はじめに
時計技術の歴史では、常に「より小さく、より精巧に」という挑戦が繰り返されてきました。懐中時計が生まれた当初は掌に収まる程度のサイズでしたが、時代が進むにつれて時計職人たちは極限まで小型化を追求してきました。
腕時計やデジタルデバイスに至るまで、世界には文字盤がわずか数ミリメートルという驚異的なサイズの時計が存在します。本記事では、それぞれのカテゴリで「世界で最も小さい時計」と称されるモデルを紹介し、その特徴や背景に迫ります。
世界最小の腕時計:スヴェン・アンデルセンの「最小カレンダー腕時計」
世界で最も小さい腕時計として知られるのが、独立時計師スヴェン・アンデルセン氏が製作した「世界最小のカレンダー腕時計」です。
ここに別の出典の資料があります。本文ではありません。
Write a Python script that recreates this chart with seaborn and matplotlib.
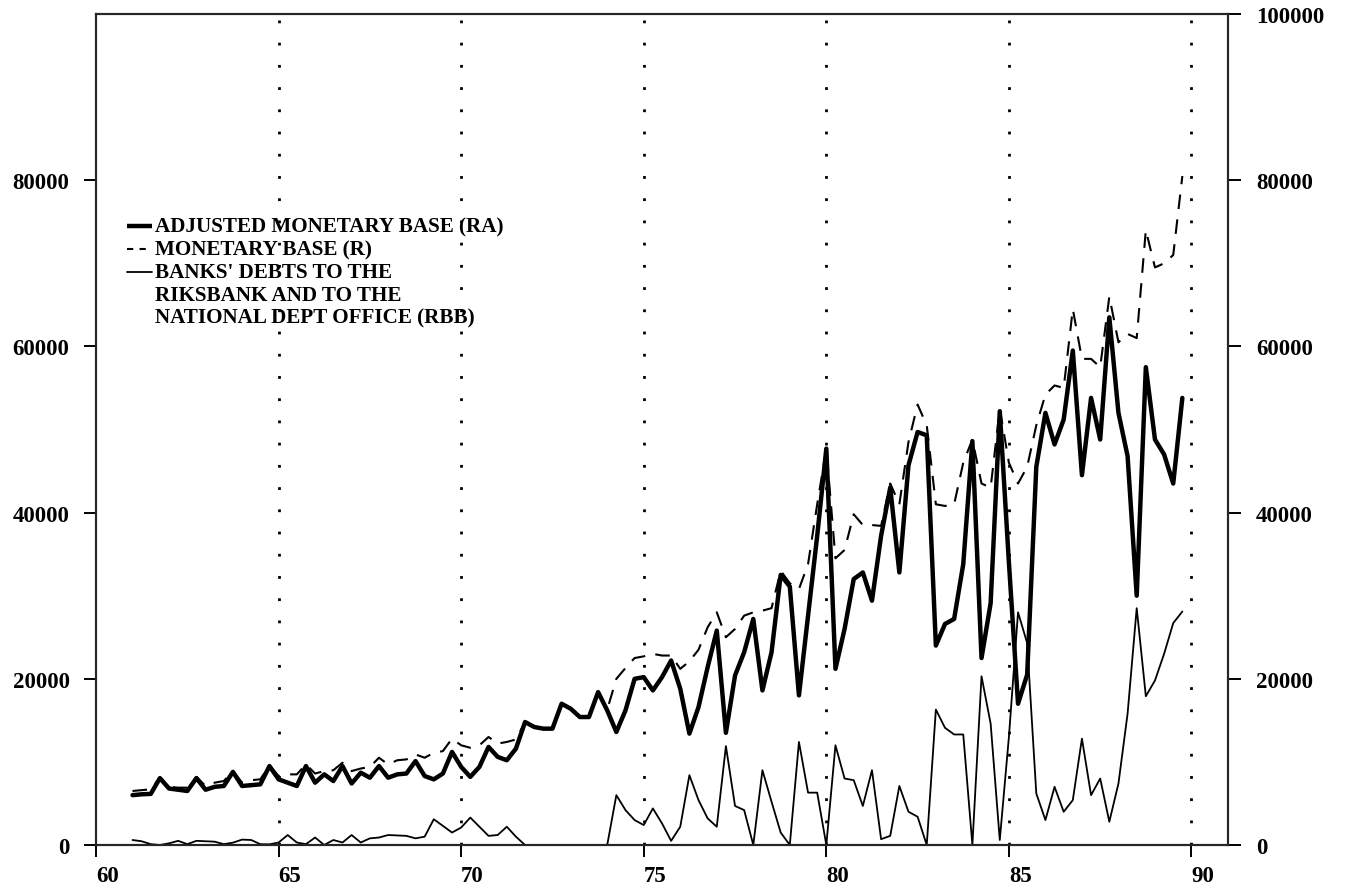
import numpy as np
import pandas as pd
import matplotlib
matplotlib.use("Agg")
import matplotlib.pyplot as plt
import seaborn as sns

# Quarterly observations, 1961Q1 .. 1989Q4 (two-digit years on the axis)
quarters = np.arange(61.0, 90.0, 0.25)

# Adjusted monetary base (RA), million SEK
ra = [
    6000, 6100, 6150, 8050,
    6800, 6650, 6500, 8050,
    6650, 7000, 7100, 8800,
    7100, 7200, 7300, 9500,
    7900, 7500, 7100, 9500,
    7500, 8500, 7700, 9500,
    7400, 8700, 8100, 9500,
    8100, 8500, 8600, 10100,
    8300, 7900, 8600, 11200,
    9400, 8200, 9400, 11800,
    10600, 10200, 11600, 14800,
    14200, 14000, 14000, 17000,
    16400, 15400, 15400, 18400,
    16200, 13600, 16200, 20000,
    20200, 18600, 20200, 22200,
    18800, 13400, 16600, 21400,
    25800, 13500, 20400, 23200,
    27200, 18600, 23200, 32500,
    31100, 18000, 27600, 37200,
    47700, 21200, 26000, 32000,
    32800, 29400, 37200, 43000,
    32800, 45700, 49700, 49300,
    24000, 26600, 27200, 33800,
    48600, 22500, 29100, 52200,
    34000, 17000, 20500, 45500,
    52000, 48200, 51200, 59500,
    44500, 53800, 48800, 63500,
    52000, 46800, 30000, 57500,
    48800, 47000, 43500, 53800,
]

# Monetary base (R)
r = [
    6500, 6600, 6700, 8100,
    7000, 6900, 6900, 8200,
    7100, 7500, 7700, 8900,
    7500, 7800, 7900, 9600,
    8300, 8500, 8500, 9700,
    8600, 8900, 9000, 9900,
    8900, 9200, 9400, 10500,
    9700, 10200, 10300, 10900,
    10500, 11100, 11300, 12800,
    12000, 11700, 12000, 13000,
    12200, 12400, 12700, 14800,
    14200, 14000, 14000, 17000,
    16400, 15400, 15400, 18400,
    16300, 20000, 21300, 22500,
    22700, 23000, 22800, 22800,
    21200, 22100, 23500, 26200,
    28000, 25000, 26000, 27600,
    28000, 28200, 28500, 33000,
    31500, 30800, 33800, 41000,
    47700, 34500, 35500, 39800,
    38500, 38500, 38400, 43500,
    41000, 48500, 53000, 50500,
    41000, 40800, 41000, 46000,
    48800, 43500, 43000, 52500,
    46000, 43500, 45500, 50500,
    54200, 55300, 55000, 64500,
    58500, 58500, 57500, 66000,
    60500, 61500, 61000, 74000,
    69500, 70000, 71000, 80500,
]

# Banks' debts to the Riksbank and to the National Debt Office (RBB)
rbb = [
    600, 450, 100, 0,
    200, 500, 100, 500,
    450, 400, 100, 280,
    650, 600, 100, 80,
    300, 1200, 300, 100,
    900, 0, 600, 300,
    1200, 300, 800, 900,
    1200, 1150, 1100, 800,
    1000, 3100, 2300, 1500,
    2100, 3300, 2200, 1100,
    1200, 2200, 1000, 0,
    0, 0, 0, 0,
    0, 0, 0, 0,
    0, 6000, 4200, 3000,
    2400, 4400, 2600, 500,
    2200, 8400, 5400, 3200,
    2200, 11900, 4700, 4200,
    0, 9000, 5200, 1500,
    0, 12400, 6300, 6300,
    0, 12000, 8000, 7800,
    4700, 9000, 700, 1100,
    7100, 4000, 3400, 0,
    16300, 14100, 13300, 13300,
    0, 20300, 14600, 600,
    13000, 28000, 24300, 6200,
    3000, 7000, 4000, 5400,
    12800, 6000, 8000, 2800,
    7400, 15800, 28500, 17900,
    19800, 23000, 26700, 28100,
]

x_ticks = [60, 65, 70, 75, 80, 85, 90]
x_tick_labels = ["60", "65", "70", "75", "80", "85", "90"]
left_ticks = [0, 20000, 40000, 60000, 80000]
right_ticks = [0, 20000, 40000, 60000, 80000, 100000]
marker_years = [65, 70, 75, 80, 85, 90]

legend_labels = [
    "ADJUSTED MONETARY BASE (RA)",
    "MONETARY BASE (R)",
    "BANKS' DEBTS TO THE",
    "RIKSBANK AND TO THE",
    "NATIONAL DEPT OFFICE (RBB)",
]

df = pd.DataFrame({"year": quarters, "RA": ra, "R": r, "RBB": rbb})

sns.set_style("ticks")
plt.rcParams["font.family"] = ["Liberation Serif", "DejaVu Serif"]
plt.rcParams["font.weight"] = "bold"

W, H = 1346, 895
fig = plt.figure(figsize=(W / 100, H / 100), dpi=100)
L, R_, T, B = 96, 1228, 15, 846
ax = fig.add_axes([L / W, 1 - B / H, (R_ - L) / W, (B - T) / H])

# dotted guide lines at every fifth year
for yr in marker_years:
    ax.axvline(yr, color="black", lw=2.0, linestyle=(0, (1, 7)), zorder=1)

sns.lineplot(data=df, x="year", y="RBB", ax=ax, color="black", linewidth=1.3, zorder=3)
sns.lineplot(data=df, x="year", y="R", ax=ax, color="black", linewidth=1.5, zorder=4)
ax.lines[-1].set_dashes([7, 5])
sns.lineplot(data=df, x="year", y="RA", ax=ax, color="black", linewidth=3.2, zorder=5)

ax.set_xlim(60, 91)
ax.set_ylim(0, 100000)
ax.set_xlabel("")
ax.set_ylabel("")
ax.set_xticks(x_ticks)
ax.set_xticklabels(x_tick_labels, ha="left")
ax.set_yticks(left_ticks)
ax.set_yticklabels([str(v) for v in left_ticks])

for s in ax.spines.values():
    s.set_visible(True)
    s.set_linewidth(1.5)
    s.set_color("black")

ax.tick_params(axis="x", direction="out", length=8.5, width=1.4, pad=6, colors="black")
ax.tick_params(axis="y", direction="out", length=9, width=1.4, pad=10, colors="black")
for lab in ax.get_xticklabels() + ax.get_yticklabels():
    lab.set_fontsize(16.5)
    lab.set_fontweight("bold")

ax2 = ax.twinx()
ax2.set_ylim(0, 100000)
ax2.set_yticks(right_ticks)
ax2.set_yticklabels([str(v) for v in right_ticks])
ax2.tick_params(axis="y", direction="out", length=9, width=1.4, pad=11, colors="black")
for lab in ax2.get_yticklabels():
    lab.set_fontsize(16.5)
    lab.set_fontweight("bold")
for s in ax2.spines.values():
    s.set_linewidth(1.5)

# legend keys and labels
def ax_x(px):
    return (px - L) / (R_ - L)

def ax_y(py):
    return (B - py) / (B - T)

rows = [227, 250, 273, 296, 318]
key_x = [ax_x(127), ax_x(152)]
ax.plot(key_x, [ax_y(rows[0])] * 2, transform=ax.transAxes, color="black", lw=3.2,
        solid_capstyle="butt")
k2, = ax.plot(key_x, [ax_y(rows[1])] * 2, transform=ax.transAxes, color="black", lw=1.5)
k2.set_dashes([3, 3])
ax.plot(key_x, [ax_y(rows[2])] * 2, transform=ax.transAxes, color="black", lw=1.3)
for py, text in zip(rows, legend_labels):
    ax.text(ax_x(155), ax_y(py), text, transform=ax.transAxes, va="center", ha="left",
            fontsize=15.2, fontweight="bold", family="Liberation Serif", color="black")

fig.savefig("out.png", dpi=100, facecolor="white")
1989年に製作されたこの腕時計は、文字盤の直径が1センチ未満(約6〜7mm)という超極小サイズでありながら、時刻だけでなく日付と曜日まで表示するカレンダー機能を備えています。当時の世界最小の腕時計としてギネスブックにも記載されました。ケースの幅も約9.5mm程度しかなく、指先に乗るほどの小ささです。文字盤上には縦に3つの小さなサブダイヤルが配置され、上から曜日・時刻・日付を表示する独特のレイアウトになっています。
この時計の開発には並々ならぬ努力と工夫が凝らされました。
アンデルセン氏は1920年代に試作された極小ムーブメントを入手し、半世紀以上眠っていたその未完成ムーブメントを自らの手で完成させ、自ら製作した時計に組み込みこんだのです。
その結果、生まれたのがギネス世界記録にも認定されたこの腕時計です。その精密さと創意工夫には時計業界も驚嘆し、「腕に載る小宇宙」と評されるほどでした。わずか数個しか存在しない非常に貴重なタイムピースであり、極小機械式時計の可能性を示した伝説的なモデルと言えるでしょう。
世界最小のデジタルデバイス時計:指輪サイズのG-SHOCK
機械式時計だけでなく、デジタル技術の分野でも超小型の時計が登場しています。その筆頭が、2025年にカシオ計算機が発表した指輪サイズの腕時計「G-SHOCK DWN-5600」です。
G-SHOCKといえば耐衝撃構造で有名な腕時計ですが、DWN-5600は従来モデルの約10分の1という極小サイズ(ケースサイズ約23.4mm×20.0mm、厚さ7.5mm)に凝縮されています。
その名のとおり指に装着できるリング型のデジタル腕時計であり、カシオ史上最小のG-SHOCKとして話題になりました。
小型化されても機能は本格的です。文字板(ディスプレイ)には6桁表示のデジタル液晶を採用しており、時刻の他にデュアルタイム表示、フルオートカレンダー、ストップウォッチ、LEDバックライトなどを備えています。さらに200m防水と耐衝撃構造も実現しており、極小サイズながらG-SHOCKの名に恥じないタフさです。
部品の小型化と高密度実装技術によって限られたスペースに電子回路を収め、ステンレス製のボタンやバックルなど細部まで通常サイズの腕時計と同様の素材・構造を再現しています。この製品は市販のデジタル腕時計としては世界最小クラスであり、「指先に乗るG-SHOCK」として多くの時計ファンの度肝を抜きました。デジタル技術による時計小型化の新たな一例と言えるでしょう。
おわりに
最新の電子技術から手作業まで、様々なアプローチで生み出された極小時計は、私たちに驚きと感嘆をもたらすとともに、時計の奥深い魅力を再認識させてくれます。しかし、日常ではあまりにも小さすぎるため視認性が悪く、残念ながら実用性はほとんどないと言ってよいでしょう。
一方でこれらは時計の本質である「時を測る」という機能を極限のサイズで実現した驚異の作品です。単なる実用品の枠を超えた工芸品としての美しさと技術への敬意が宿っており、文字盤の中の小さな小さな世界に、職人たちの知恵と創意が凝縮されているのです。
これからも時計愛好家や技術者たちの好奇心を刺激し続けるに違いありません。